Toutes ces raisons obligent à une gestion municipale marquée par le professionnalisme, l’organisation et la méthode, l’ingéniosité, la planification, l’ouverture à différentes compétences et sensibilités et la diversification des ressources budgétaires. Dorénavant, le Maire et son équipe auront à définir un projet de développement territorial cohérent, adossé aux réalités locales en mesure de booster l’économie et la fiscalité locales, de gérer durablement l’Environnement, d’améliorer nettement le système de transports et de la mobilité urbaine, de promouvoir un aménagement harmonieux de l’espace, d’accorder une attention particulière à l’Urbanisme et à l’Architecture, de créer les conditions d’un accès meilleur aux services de santé et d’éducation, de mettre en œuvre des projets structurants.
Mesdames et Messieurs les Maires, une telle démarche vous hissera au rang des illustres hommes et, occasion vous est donnée d’entrer dans l’histoire par l’impulsion de politiques clairvoyantes de la ville, la réalisation de grandes œuvres qui traverseront les époques et léguées à la postérité.
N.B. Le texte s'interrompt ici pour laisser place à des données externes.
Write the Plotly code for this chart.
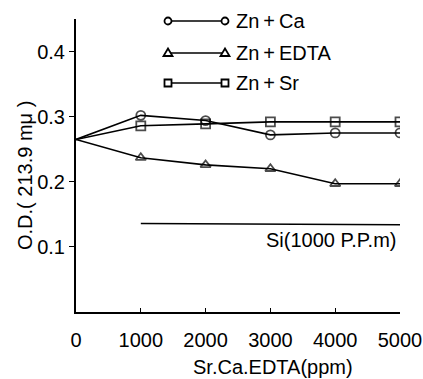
import plotly.graph_objects as go

x_vals = [0, 1000, 2000, 3000, 4000, 5000]
zn_ca = [0.265, 0.302, 0.294, 0.272, 0.275, 0.275]
zn_edta = [0.265, 0.237, 0.226, 0.220, 0.197, 0.197]
zn_sr = [0.265, 0.286, 0.289, 0.292, 0.292, 0.292]
si_x = [1000, 5000]
si_y = [0.136, 0.134]

series_names = ["Zn\u2009+\u2009Ca", "Zn\u2009+\u2009EDTA", "Zn\u2009+\u2009Sr"]
series_vals = [zn_ca, zn_edta, zn_sr]
symbols = ["circle-open", "triangle-up-open", "square-open"]
x_ticks = [0, 1000, 2000, 3000, 4000, 5000]
y_ticks = [0.1, 0.2, 0.3, 0.4]

FONT = "Liberation Sans"
FS = 20
fig = go.Figure()

for name, vals, sym in zip(series_names, series_vals, symbols):
    sizes = [0] + [9] * (len(vals) - 1)
    fig.add_trace(go.Scatter(
        x=x_vals, y=vals, mode="lines+markers", name=name,
        line=dict(color="black", width=1.6),
        marker=dict(symbol=sym, size=sizes, color="black",
                    line=dict(color="black", width=1.8)),
        showlegend=False,
    ))

fig.add_trace(go.Scatter(x=si_x, y=si_y, mode="lines",
                         line=dict(color="black", width=1.6), showlegend=False))

fig.add_annotation(x=si_x[1], y=si_y[1], text="Si(1000 P.P.m)", showarrow=False,
                   xanchor="right", yanchor="top", xshift=-2, yshift=-2,
                   font=dict(family=FONT, size=FS, color="black"))

# legend drawn manually (paper coordinates)
W, H = 423, 379
ml, mr, mt, mb = 76, 23, 19, 67
pw, ph = W - ml - mr, H - mt - mb

def px(xp):
    return (xp - ml) / pw

def py(yp):
    return (H - mb - yp) / ph

rows = [21, 53, 83]
x1, x2 = 168, 225
shapes = []
for (name, sym), yr in zip(zip(series_names, symbols), rows):
    shapes.append(dict(type="line", xref="paper", yref="paper",
                       x0=px(x1), x1=px(x2), y0=py(yr), y1=py(yr),
                       line=dict(color="black", width=1.6)))
    for xc in (x1, x2):
        r = 3.5
        if sym.startswith("circle"):
            shapes.append(dict(type="circle", xref="paper", yref="paper",
                               x0=px(xc - r), x1=px(xc + r), y0=py(yr + r), y1=py(yr - r),
                               line=dict(color="black", width=1.8), fillcolor="white"))
        elif sym.startswith("square"):
            shapes.append(dict(type="rect", xref="paper", yref="paper",
                               x0=px(xc - r), x1=px(xc + r), y0=py(yr + r), y1=py(yr - r),
                               line=dict(color="black", width=1.8), fillcolor="white"))
        else:
            path = "M {} {} L {} {} L {} {} Z".format(
                px(xc - 4.5), py(yr + 3), px(xc + 4.5), py(yr + 3), px(xc), py(yr - 4.5))
            shapes.append(dict(type="path", xref="paper", yref="paper", path=path,
                               line=dict(color="black", width=1.8), fillcolor="white"))
    fig.add_annotation(xref="paper", yref="paper", x=px(234), y=py(yr), text=name,
                       showarrow=False, xanchor="left", yanchor="middle",
                       font=dict(family=FONT, size=FS, color="black"))

# axis titles as annotations
fig.add_annotation(xref="paper", yref="paper", x=px(25), y=py(176),
                   text="O.D.( 213.9 mμ )", textangle=-90, showarrow=False,
                   xanchor="center", yanchor="middle",
                   font=dict(family=FONT, size=FS, color="black"))
fig.add_annotation(xref="paper", yref="paper", x=px(273), y=py(367),
                   text="Sr.Ca.EDTA(ppm)", showarrow=False,
                   xanchor="center", yanchor="middle",
                   font=dict(family=FONT, size=FS, color="black"))

fig.update_layout(
    width=W, height=H,
    margin=dict(l=ml, r=mr, t=mt, b=mb, pad=0),
    paper_bgcolor="white", plot_bgcolor="white",
    shapes=shapes,
    font=dict(family=FONT, size=FS, color="black"),
    xaxis=dict(range=[0, 5000], tickvals=x_ticks, ticktext=[str(v) for v in x_ticks],
               showgrid=False, zeroline=False, showline=True, linecolor="black",
               linewidth=2, ticks="inside", ticklen=4, tickcolor="black",
               tickfont=dict(family=FONT, size=FS), ticklabelstandoff=9,
               automargin=False),
    yaxis=dict(range=[0, 0.45], tickvals=y_ticks, ticktext=["0.1", "0.2", "0.3", "0.4"],
               showgrid=False, zeroline=False, showline=True, linecolor="black",
               linewidth=2, ticks="outside", ticklen=5, tickcolor="black",
               tickfont=dict(family=FONT, size=FS), automargin=False),
)

fig.write_html("out.html")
Une reconnaissance historique de cette envergure passe, impérativement, par un refus de l’ordinaire ou de la gestion municipale classique axée sur uniquement l’ordonnancement des recettes et dépenses, la distribution de secours ou d’enveloppes lors des grandes fêtes, le remplacement des ampoules grillées des lampadaires ou d’autres actions routinières de ce genre. C’est pourquoi, la priorité devra, plutôt, être accordée à des projets et programmes découlant d’une planification participative qu’à des actions désarticulées, par coup, ne profitant qu’à un groupuscule mû que par les profits de « l’investissement électoral » à engranger.
De cette manière seulement, les objectifs de développement endogène visés à travers le renforcement des politiques de décentralisation (régionalisation en 1996 et Acte 3 en 2014) seront atteints, en majorité ; rien que pour, exclusivement, le bien-être des populations quel que soit leur localisation sur le territoire national.
En définitive, la réussite d’un Maire reposera sur ses aptitudes à concilier les dimensions sociales et techniques, voire politiques (valables pour ceux investis par des partis politiques) ; autrement dit à trouver l’équilibre nécessaire à un bon management de la commune. Mais, il demeure de plus en plus évident que les populations deviennent exigeantes par rapport à une bonne prise en charge de leurs besoins en services urbains qui ne saurait s’offrir par des semblant de gestion municipale digne de l’époque des balbutiements des communes sénégalaises.